_Task statement_. Skipping all pictures, set down the lines of the listing from the first through the one with "scale=alt.Scale(paddingInner=0.29, paddingOuter=0))".

=== Data segment ===

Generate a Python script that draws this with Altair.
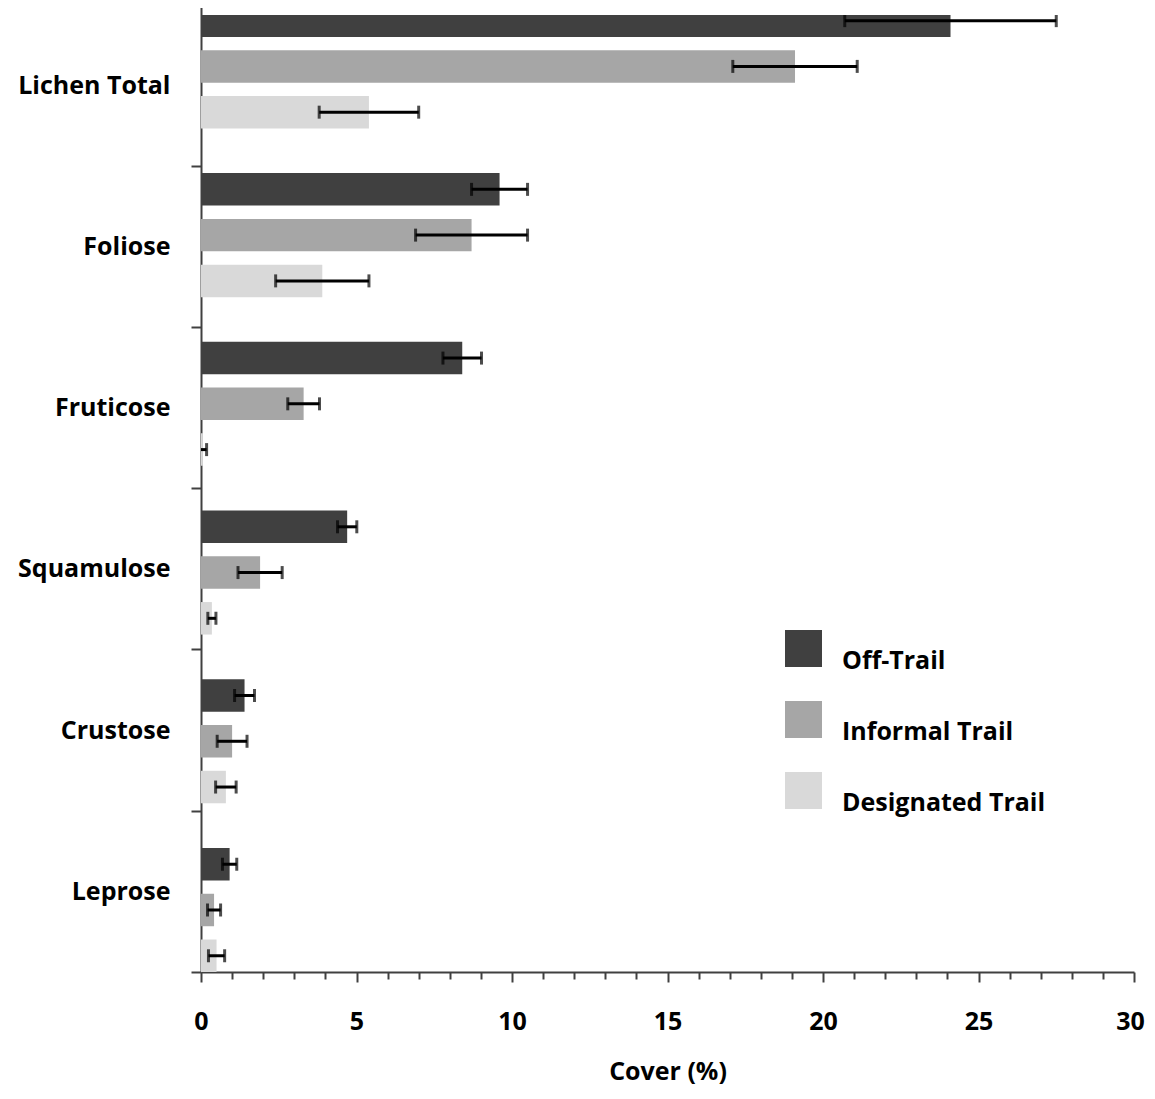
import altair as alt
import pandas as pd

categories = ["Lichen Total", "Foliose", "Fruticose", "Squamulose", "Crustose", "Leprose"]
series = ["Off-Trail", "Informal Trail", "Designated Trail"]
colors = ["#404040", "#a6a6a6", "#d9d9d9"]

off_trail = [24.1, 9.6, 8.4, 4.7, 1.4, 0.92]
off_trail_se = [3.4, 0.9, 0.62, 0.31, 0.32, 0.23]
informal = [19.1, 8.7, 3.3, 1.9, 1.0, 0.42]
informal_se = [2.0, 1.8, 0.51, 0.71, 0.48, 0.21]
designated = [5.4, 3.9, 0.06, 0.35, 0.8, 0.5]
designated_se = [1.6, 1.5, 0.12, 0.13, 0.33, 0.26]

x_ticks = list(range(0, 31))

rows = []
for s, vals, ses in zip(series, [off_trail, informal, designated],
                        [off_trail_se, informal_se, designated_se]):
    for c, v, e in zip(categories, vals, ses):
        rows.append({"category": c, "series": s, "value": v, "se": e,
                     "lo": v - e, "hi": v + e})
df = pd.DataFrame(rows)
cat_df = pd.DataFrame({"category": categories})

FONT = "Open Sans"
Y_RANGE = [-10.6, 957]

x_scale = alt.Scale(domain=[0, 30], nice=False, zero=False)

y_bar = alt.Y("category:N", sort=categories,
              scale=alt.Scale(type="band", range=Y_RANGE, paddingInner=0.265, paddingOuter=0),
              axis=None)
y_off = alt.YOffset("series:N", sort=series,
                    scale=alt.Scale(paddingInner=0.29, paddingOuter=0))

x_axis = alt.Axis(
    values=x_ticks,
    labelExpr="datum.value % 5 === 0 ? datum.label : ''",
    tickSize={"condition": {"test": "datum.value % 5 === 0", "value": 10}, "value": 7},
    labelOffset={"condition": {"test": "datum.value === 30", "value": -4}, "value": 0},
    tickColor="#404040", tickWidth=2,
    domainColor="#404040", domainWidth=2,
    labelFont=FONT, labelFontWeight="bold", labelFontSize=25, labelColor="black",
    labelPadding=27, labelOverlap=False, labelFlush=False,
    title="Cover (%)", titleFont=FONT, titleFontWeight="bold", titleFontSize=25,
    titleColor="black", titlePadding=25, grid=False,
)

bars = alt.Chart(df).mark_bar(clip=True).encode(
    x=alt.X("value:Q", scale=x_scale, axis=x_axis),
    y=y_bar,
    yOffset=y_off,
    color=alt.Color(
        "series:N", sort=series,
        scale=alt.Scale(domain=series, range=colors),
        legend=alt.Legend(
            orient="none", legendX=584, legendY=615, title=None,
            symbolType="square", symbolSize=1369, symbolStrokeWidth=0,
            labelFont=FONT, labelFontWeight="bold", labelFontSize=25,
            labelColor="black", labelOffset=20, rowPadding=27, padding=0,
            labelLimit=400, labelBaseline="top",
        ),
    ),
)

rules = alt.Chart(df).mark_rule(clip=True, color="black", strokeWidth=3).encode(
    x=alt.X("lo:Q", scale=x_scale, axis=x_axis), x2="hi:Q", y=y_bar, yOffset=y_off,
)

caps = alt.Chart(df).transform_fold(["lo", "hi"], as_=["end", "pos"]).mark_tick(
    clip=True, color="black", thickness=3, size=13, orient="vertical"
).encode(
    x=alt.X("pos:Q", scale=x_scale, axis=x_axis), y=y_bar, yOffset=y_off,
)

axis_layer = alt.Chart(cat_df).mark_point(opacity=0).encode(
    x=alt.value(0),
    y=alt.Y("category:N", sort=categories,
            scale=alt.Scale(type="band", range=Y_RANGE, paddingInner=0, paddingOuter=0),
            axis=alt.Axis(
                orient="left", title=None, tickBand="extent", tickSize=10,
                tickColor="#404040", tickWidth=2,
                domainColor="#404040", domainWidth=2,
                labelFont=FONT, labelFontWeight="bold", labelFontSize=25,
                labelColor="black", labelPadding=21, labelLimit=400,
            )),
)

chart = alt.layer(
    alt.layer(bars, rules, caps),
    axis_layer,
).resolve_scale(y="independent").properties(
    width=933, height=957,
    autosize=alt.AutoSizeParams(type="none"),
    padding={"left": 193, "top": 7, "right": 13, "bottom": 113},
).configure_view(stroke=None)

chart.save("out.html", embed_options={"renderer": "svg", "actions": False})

===

_Solution to this problem_.
Generate a Python script that draws this with Altair.
import altair as alt
import pandas as pd

categories = ["Lichen Total", "Foliose", "Fruticose", "Squamulose", "Crustose", "Leprose"]
series = ["Off-Trail", "Informal Trail", "Designated Trail"]
colors = ["#404040", "#a6a6a6", "#d9d9d9"]

off_trail = [24.1, 9.6, 8.4, 4.7, 1.4, 0.92]
off_trail_se = [3.4, 0.9, 0.62, 0.31, 0.32, 0.23]
informal = [19.1, 8.7, 3.3, 1.9, 1.0, 0.42]
informal_se = [2.0, 1.8, 0.51, 0.71, 0.48, 0.21]
designated = [5.4, 3.9, 0.06, 0.35, 0.8, 0.5]
designated_se = [1.6, 1.5, 0.12, 0.13, 0.33, 0.26]

x_ticks = list(range(0, 31))

rows = []
for s, vals, ses in zip(series, [off_trail, informal, designated],
                        [off_trail_se, informal_se, designated_se]):
    for c, v, e in zip(categories, vals, ses):
        rows.append({"category": c, "series": s, "value": v, "se": e,
                     "lo": v - e, "hi": v + e})
df = pd.DataFrame(rows)
cat_df = pd.DataFrame({"category": categories})

FONT = "Open Sans"
Y_RANGE = [-10.6, 957]

x_scale = alt.Scale(domain=[0, 30], nice=False, zero=False)

y_bar = alt.Y("category:N", sort=categories,
              scale=alt.Scale(type="band", range=Y_RANGE, paddingInner=0.265, paddingOuter=0),
              axis=None)
y_off = alt.YOffset("series:N", sort=series,
                    scale=alt.Scale(paddingInner=0.29, paddingOuter=0))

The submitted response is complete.